I hurt my nose to a cookie agreement page...
What I am doing:
import requests
url = "https://stockhouse.com/community/bullboards/"
r = requests.get(url)
soup = BeautifulSoup(r.content, "html.parser")
print(soup)
which returns HTML from a cookie agreement page. What I am then looking for is to bypass this page and scrape the content of the actual page once we accept the cookies...
I tried the code from this question:
cookies = dict(BCPermissionLevel='PERSONAL')

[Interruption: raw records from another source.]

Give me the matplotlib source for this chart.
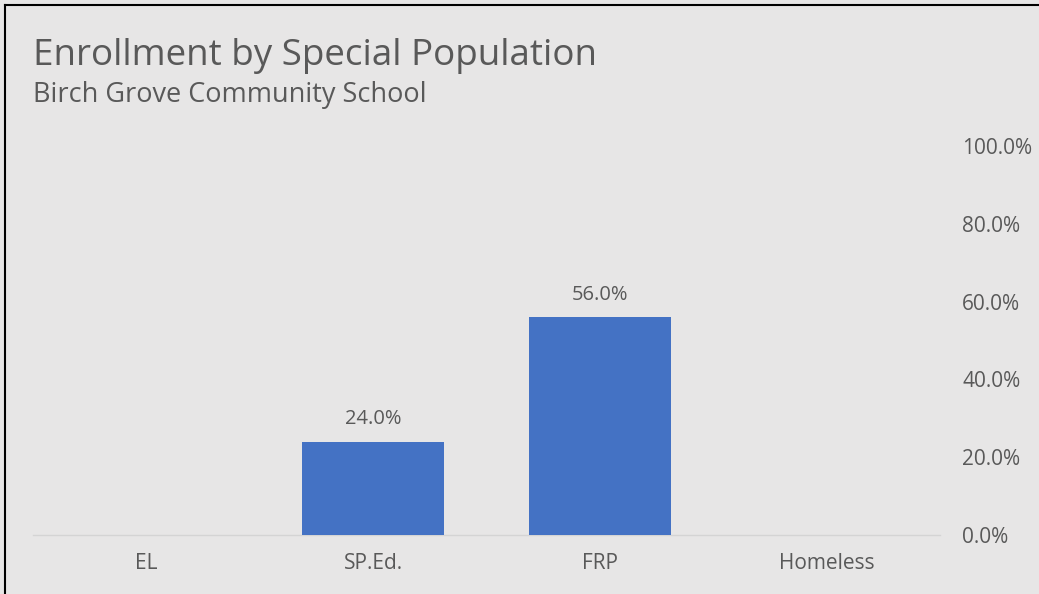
import numpy as np
import matplotlib
matplotlib.use("Agg")
import matplotlib.pyplot as plt
from matplotlib.lines import Line2D

# Data
categories = ["EL", "SP.Ed.", "FRP", "Homeless"]
values = [np.nan, 24.0, 56.0, np.nan]   # percent; blank categories have no value
y_ticks = [0, 20, 40, 60, 80, 100]

title = "Enrollment by Special Population"
subtitle = "Birch Grove Community School"

bg = "#e7e6e6"
bar_color = "#4472c4"
text_color = "#595959"

plt.rcParams["font.family"] = ["Open Sans", "DejaVu Sans"]

fig = plt.figure(figsize=(10.39, 5.94), dpi=100)
fig.patch.set_facecolor(bg)

ax = fig.add_axes([33 / 1039, 59 / 594, 907 / 1039, 389 / 594])
ax.set_facecolor(bg)

x = np.arange(len(categories))
bars = ax.bar(x, np.nan_to_num(values), width=0.625, color=bar_color, zorder=3)

for xi, v in zip(x, values):
    if not np.isnan(v):
        ax.annotate(f"{v:.1f}%", (xi, v), xytext=(0, 9), textcoords="offset points",
                    ha="center", va="bottom", fontsize=14.5, color=text_color)

ax.set_xlim(-0.5, len(categories) - 0.5)
ax.set_ylim(0, 100)
ax.set_xticks(x)
ax.set_xticklabels(categories, fontsize=15, color=text_color)
ax.set_yticks(y_ticks)
ax.set_yticklabels([f"{t:.1f}%" for t in y_ticks], fontsize=15, color=text_color)
ax.yaxis.tick_right()
ax.tick_params(axis="y", length=0, pad=16)
ax.tick_params(axis="x", length=0, pad=13)
for s in ["top", "right", "left"]:
    ax.spines[s].set_visible(False)
ax.spines["bottom"].set_color("#d4d4d4")
ax.spines["bottom"].set_linewidth(1.0)

fig.text(33 / 1039, 1 - 65 / 594, title, fontsize=26.5, color=text_color, ha="left", va="baseline")
fig.text(33 / 1039, 1 - 102 / 594, subtitle, fontsize=19.5, color=text_color, ha="left", va="baseline")

# black frame on left and top edges
fig.add_artist(Line2D([5 / 1039, 5 / 1039], [0, 1 - 5 / 594], transform=fig.transFigure, color="black", lw=1.5))
fig.add_artist(Line2D([5 / 1039, 1], [1 - 5 / 594, 1 - 5 / 594], transform=fig.transFigure, color="black", lw=1.5))

fig.savefig("out.png", dpi=100, facecolor=bg)
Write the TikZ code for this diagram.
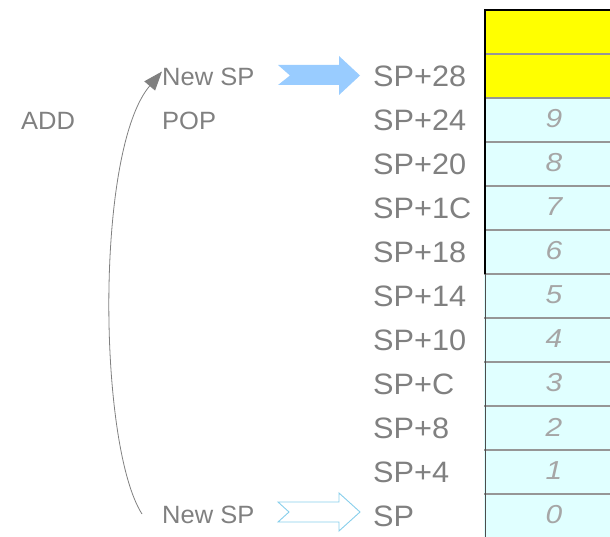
\documentclass[tikz,border=0pt]{standalone}
\usepackage{fontspec}
\setmainfont{Liberation Sans}
\usetikzlibrary{arrows.meta}

\definecolor{labelgray}{RGB}{128,128,128}
\definecolor{slotgray}{RGB}{166,166,166}
\definecolor{slotcyan}{RGB}{224,255,255}
\definecolor{slotline}{RGB}{150,150,150}
\definecolor{arrowblue}{RGB}{153,204,255}
\definecolor{skyline}{RGB}{135,206,235}
\definecolor{cellyellow}{RGB}{255,255,0}

\tikzset{
  addr/.style={anchor=west, inner sep=0pt, text=labelgray, font=\fontsize{29.5}{29.5}\selectfont, xscale=1.04},
  note/.style={anchor=west, inner sep=0pt, text=labelgray, font=\fontsize{25}{25}\selectfont, xscale=1.02},
  slot/.style={anchor=center, inner sep=0pt, text=slotgray, font=\fontsize{26}{26}\selectfont\itshape, xscale=1.15},
  sepline/.style={draw=slotline, line width=1.3pt}
}

\begin{document}
\begin{tikzpicture}[x=1pt, y=-1pt]
      \useasboundingbox (0,0) rectangle (610,537);
      \clip (0,0) rectangle (610,537);
      \fill[cellyellow] (484,10) rectangle (620,98);
      \fill[slotcyan] (484,98) rectangle (620,540);
      \foreach \yy in {54,98,...,494} \draw[sepline] (484,\yy) -- (620,\yy);
      \draw[black!70, line width=1pt] (485,274) -- (485,540);
      \draw[line width=2pt] (620,10) -- (485,10) -- (485,274);
      \node[slot] (s9) at (554,119) {9};
      \node[slot] (s8) at (554,163) {8};
      \node[slot] (s7) at (554,207) {7};
      \node[slot] (s6) at (554,251) {6};
      \node[slot] (s5) at (554,295) {5};
      \node[slot] (s4) at (554,339) {4};
      \node[slot] (s3) at (554,383) {3};
      \node[slot] (s2) at (554,427) {2};
      \node[slot] (s1) at (554,471) {1};
      \node[slot] (s0) at (554,515) {0};
      \node[addr] (sp28) at (373,76.5) {SP+28};
      \node[addr] (sp24) at (373,120.5) {SP+24};
      \node[addr] (sp20) at (373,164.5) {SP+20};
      \node[addr] (sp1C) at (373,208.5) {SP+1C};
      \node[addr] (sp18) at (373,252.5) {SP+18};
      \node[addr] (sp14) at (373,296.5) {SP+14};
      \node[addr] (sp10) at (373,340.5) {SP+10};
      \node[addr] (spC) at (373,384.5) {SP+C};
      \node[addr] (sp8) at (373,428.5) {SP+8};
      \node[addr] (sp4) at (373,472.5) {SP+4};
      \node[addr] (sp0) at (373,516.5) {SP};
      \node[note] (newt) at (162,76.5) {New SP};
      \node[note] (pop) at (162,121) {POP};
      \node[note] (add) at (21,121) {ADD};
      \node[note] (newb) at (162,515) {New SP};
      \fill[arrowblue] (278,65) -- (339,65) -- (339,56) -- (360,75.5) -- (339,95) -- (339,85) -- (278,85) -- (290,75.5) -- cycle;
      \draw[skyline, line width=0.9pt] (278,502) -- (339,502) -- (339,493) -- (360,512) -- (339,531) -- (339,522) -- (278,522) -- (289,512) -- cycle;
      \draw[labelgray, line width=0.8pt, -{Triangle[length=19pt,width=14pt]}] ([xshift=-20pt,yshift=1pt]newb.west) .. controls (98,445) and (95,150) .. ([yshift=5pt]newt.west);
    \end{tikzpicture}
\end{document}
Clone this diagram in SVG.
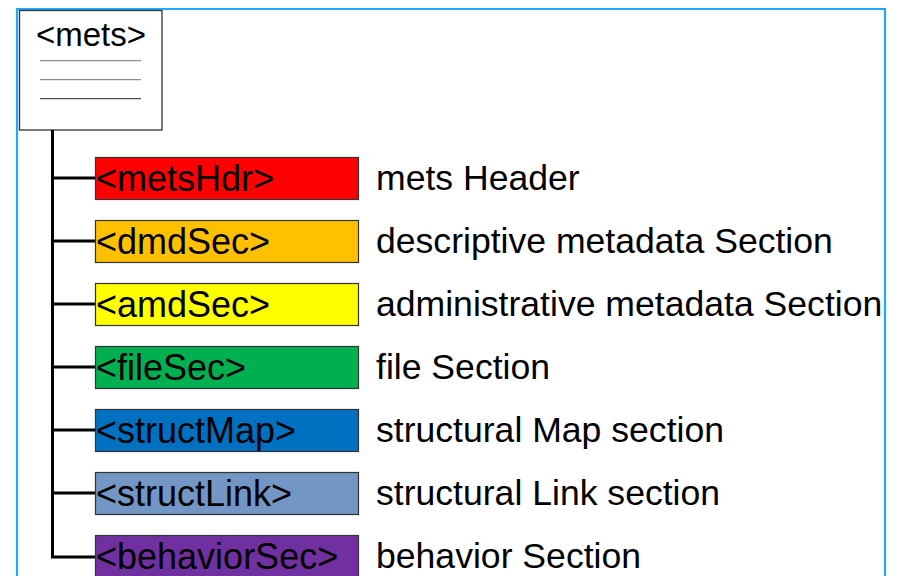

html = requests.get(website, headers={"User-Agent": "Mozilla/5.0"}, cookies=cookies)
but I still get the html from the cookie page.
Note: I succeeded using Selenium, but selenium is a is very inefficient last recourse...
For this site it's enough to specify "dummy" cookie privacy-policy
:
import requests
from bs4 import BeautifulSoup
url = "https://stockhouse.com/community/bullboards/"
cookies = {
'privacy-policy': '1,XXXXXXXXXXXXXXXXXXXXXX'
}
r = requests.get(url, cookies=cookies)
soup = BeautifulSoup(r.content, "html.parser")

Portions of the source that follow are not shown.